Day 1: Land in Mexico City, explore the city
Day 2: Mexico City
Day 3: Mexico City
Day 4: Bus to Puebla, explore Puebla Zocalo
Day 5: Puebla
Day 6: Morning in Puebla, afternoon bus to Oaxaca
Day 7: Oaxaca
Day 8: Oaxaca
Day 9: Oaxaca to Mazunte
Day 10: Mazunte
Day 11: Mazunte
Day 12: Mazunte
Day 13: Mazunte to Mexico City
What to do with more days?
If you have a few more days, I would have liked to spent at least one more day in Mexico City, and could have done one more day in Oaxaca too to explore all the wonderful mezcal bars. In fact, I could spend weeks in either place and wouldn’t feel like I was over doing it.
Central Mexico and the Yucatan
This itinerary would also combine very easily and feasibly with my two week itinerary in Mexico and Belize. From Central Mexico, take a very affordable flight on one of the many Mexico airlines to Cancun and start the itinerary that is filled with beautiful beaches and quaint coastal towns. Follow it up with some epic diving in Cozumel and in Caye Caulker, Belize.
As this itinerary includes many beaches, you may elect to skip over the Oaxacan coast if you’re short on time. However, the beaches on the Oaxacan coast are very different from the Yucatan, so it may be cool to get both perspectives.
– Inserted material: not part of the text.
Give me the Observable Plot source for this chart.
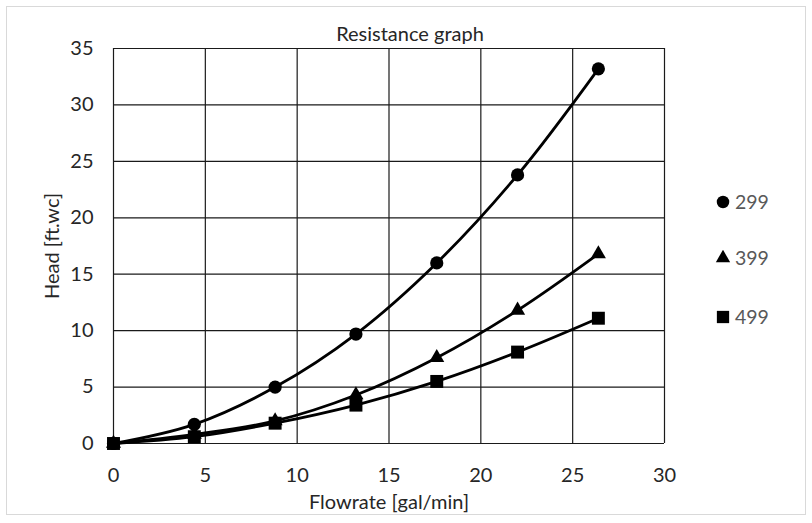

Day 1: Land in Cancun, transfer to Tulum
Day 2: Tulum – Explore the ruins
Day 3: Tulum – Chichen Itza Day Trip
Day 4: Tulum – Cenotes Snorkeling
Day 5: Tulum – Free day to explore
Day 6: Bacalar
Day 7: Bacalar
Day 8: Bacalar to Chetumal to Caye Caulker
Day 9: Caye Caulker
Day 10: Caye Caulker
Day 11: Caye Caulker
Day 12: Caye Caulker to Belize City to San Ignacio
Day 13: Explore the Xunantunich Mayan ruins
Day 14: ATM Cave tour
Day 15: Return to Belize City
Central Mexico, Yucatan, Belize, and Guatemala
Mexico, Belize, and Guatemala make an even better travel itinerary if you can swing the time. Guatemala is the capital of the ancient Mayan civilizations and its picturesque cities and lakes make it a must visit. Belize and Guatemala border each other and is very easy to get from San Ignacio to Tikal via bus.
This is the perfect way to start off a Central America tour. After Guatemala, head to Honduras, El Savador, etc.